Around one, the next afternoon, he started a fever. We quickly called the plane.  The weather was looking bad, but the pilot said he and the new guy would come in anyway.  We hurried to get ready.  Sharpie and Jones would stay with our co-workers who were like Grandpa and Grandma to them.  This couple was there as well as their daughter, who was like an aunt to the boys. 

We hopped into the plane, and took off as soon as we could.  The weather was looking bad and a storm was coming up, but the pilot wanted to make sure that Waterman made it to the hospital.  I remember riding in the plane with lightning all around praying that God would protect us and little Waterman was just smiling at me and playing.  I remember thinking, "Did we really need to go through this storm to get you to the hospital?  You look fine to me."
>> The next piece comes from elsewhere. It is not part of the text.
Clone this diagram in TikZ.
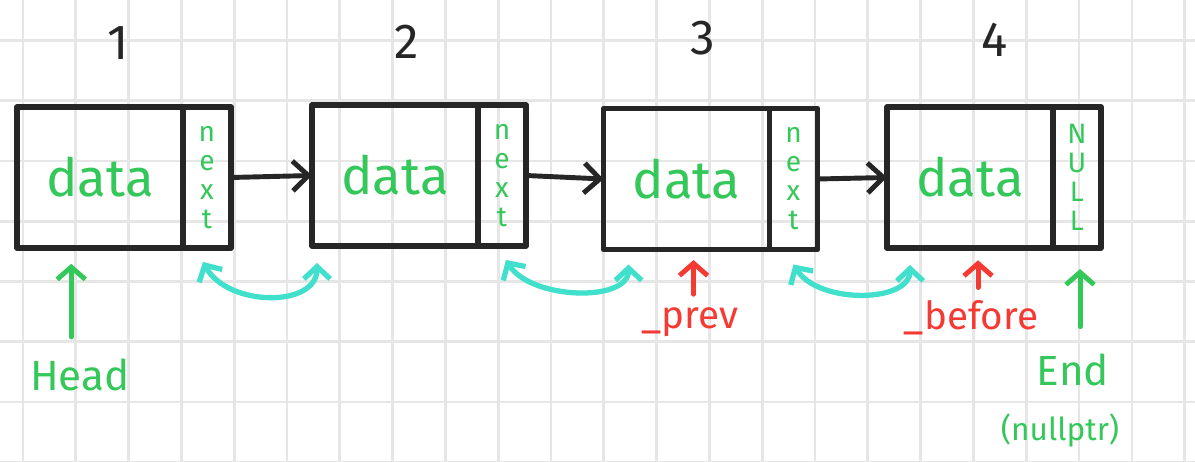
\documentclass[tikz,border=0pt]{standalone}
\usepackage{fontspec}
\setmainfont{Fira Sans}
\usetikzlibrary{positioning,arrows.meta,calc}
\definecolor{ink}{RGB}{38,38,38}
\definecolor{pengreen}{RGB}{52,199,89}
\definecolor{penred}{RGB}{245,58,52}
\definecolor{pencyan}{RGB}{64,224,204}
\definecolor{gridgray}{RGB}{230,230,230}
\newcommand{\lnode}[4]{% x, y, name, pointer text   (data cell + pointer cell)
  \node[datacell] (d#3) at (#1,#2) {data};
  \node[ptrcell,right=0pt of d#3] (p#3) {#4};}

\begin{document}
\begin{tikzpicture}[x=0.02cm,y=-0.02cm,line cap=round,line join=round,
  datacell/.style={draw=ink,line width=3.2pt,minimum width=3.32cm,minimum height=2.82cm,
    inner sep=0,outer sep=0,text=pengreen,font=\fontsize{30}{30}\selectfont},
  ptrcell/.style={draw=ink,line width=3.2pt,minimum width=0.96cm,minimum height=2.82cm,
    inner sep=0,outer sep=0,text=pengreen,align=center,font=\fontsize{16}{16.5}\selectfont},
  link/.style={draw=ink,line width=2.8pt,-{Straight Barb[length=9pt,width=17pt]}},
  hop/.style={draw=pencyan,line width=3pt,
    {Straight Barb[length=7pt,width=15pt]}-{Straight Barb[length=7pt,width=15pt]}},
  rptr/.style={draw=penred,line width=2.8pt,-{Straight Barb[length=7pt,width=16pt]}},
  gptr/.style={draw=pengreen,line width=2.8pt,-{Straight Barb[length=7pt,width=16pt]}},
  num/.style={text=ink,font=\fontsize{28}{28}\selectfont},
  redlbl/.style={text=penred,font=\fontsize{22}{22}\selectfont},
  greenlbl/.style={text=pengreen,font=\fontsize{24}{24}\selectfont},
  gridline/.style={draw=gridgray,line width=1.5pt}]
  \fill[white] (0,0) rectangle (1195,462);
  \useasboundingbox (0,0) rectangle (1195,462);
  % paper grid
  \foreach \gx in {0,...,22}
    \draw[gridline] ({23+52.8*\gx},0) -- ({23+52.8*\gx},462);
  \foreach \gy in {0,...,7}
    \draw[gridline] (0,{40.3+60.3*\gy}) -- (1195,{40.3+60.3*\gy});
  % ---- the four list nodes ----
  \lnode{100}{177.5}{1}{n\\e\\x\\t}
  \lnode{395}{175.5}{2}{n\\e\\x\\t}
  \lnode{686.5}{179}{3}{n\\e\\x\\t}
  \lnode{970}{177.5}{4}{N\\U\\L\\L}
  \node[num] (n1) at (118,43) {1};
  \node[num] (n2) at (407,42) {2};
  \node[num] (n3) at (703,38) {3};
  \node[num] (n4) at (995,40) {4};
  % next pointers
  \draw[link] (p1.east) -- (d2.west);
  \draw[link] (p2.east) -- (d3.west);
  \draw[link] (p3.east) -- (d4.west);
  % cyan links under the cells
  \draw[hop] ($(p1.south)+(-4,14)$) .. controls +(25,45) and +(0,45) .. ($(d2.south west)+(5,17)$);
  \draw[hop] ($(p2.south)+(4,14)$) .. controls +(25,40) and +(0,38) .. ($(d3.south west)+(25,15)$);
  \draw[hop] ($(p3.south)+(0,15)$) .. controls +(25,40) and +(0,38) .. ($(d4.south west)+(23,17)$);
  % labels below
  \node[redlbl] (prev) at (690,322) {\_prev};
  \node[redlbl] (before) at (971,318) {\_before};
  \node[greenlbl] (head) at (80,375) {Head};
  \node[greenlbl] (end) at (1073,370) {End};
  \node[greenlbl,font=\fontsize{18}{18}\selectfont] (nullptr) at (1060,431) {(nullptr)};
  \draw[rptr,shorten <=4pt,shorten >=6pt] ([xshift=2pt]prev.north) -- ([xshift=2pt]prev.north |- d3.south);
  \draw[rptr,shorten <=4pt,shorten >=7pt] ([xshift=4pt]before.north) -- ([xshift=4pt]before.north |- d4.south);
  \draw[gptr,shorten <=9pt,shorten >=9pt] ([xshift=-5pt]head.north) -- ([xshift=-5pt]head.north |- d1.south);
  \draw[gptr,shorten <=12pt,shorten >=12pt] ([xshift=4pt]end.north) -- ([xshift=4pt]end.north |- p4.south);
\end{tikzpicture}
\end{document}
He recovered, as far as I can tell completely.  A few years later, a person who had taken training in early childhood development was caring for him for a week with a bunch of toddlers, while we parents were in a conference.  I asked her about it and she said she couldn't tell at all

A month later I miscarried. It was very difficult, but one thing that helped me was thinking of Waterman's accident and knowing that I already had so much time invested in him.  I felt that it would be hard to lose him than the little one that I'd only known about for a month.  Not saying that it was easy, but just that I think God helped me to look at it that way so that it wouldn't be unbearable.

We were sick a lot during that time.  I think it was just being newbies and not being used to the germs and such that were there.  My husband and Sharpie also had real problems with malaria and were on meds for that quite a bit  In fact I remember once that they both had it and then six weeks later they had it again. 

It's pretty scary having your little one screaming about spiders on the wall (hallucinations) because of the medicine that helps him get over malaria.  Two were even in the hospital with potential cerebral malaria, which is even scarier too.

Around the beginning of 2003, I was expecting again. So we took a trip to the Baptist hospital to see how things were going.  We found out that I was expecting a girl, but that her brain was not forming properly.  She had "water on the brain".  The hospital was not prepared to handle this so it was either Singapore or America.  We chose America because our boys could stay with Grandpa and Grandma.  I wanted dh to be with me through what looked like it would be a hard experience. 

Dh went with me to the first doctor appointment in the US.  When they did the ultrasound, neither of us saw what we had seen at the Baptist hospital.  The brain looked symmetrical to us and seemed to be fine.  The doctor told us exactly the same thing.  Our little Bugaboo was born in Wisconsin.  At this point everyone in our family had been born in a different state or country.

We are so thankful to God for our two miracles.  And now you know why I call him Waterman.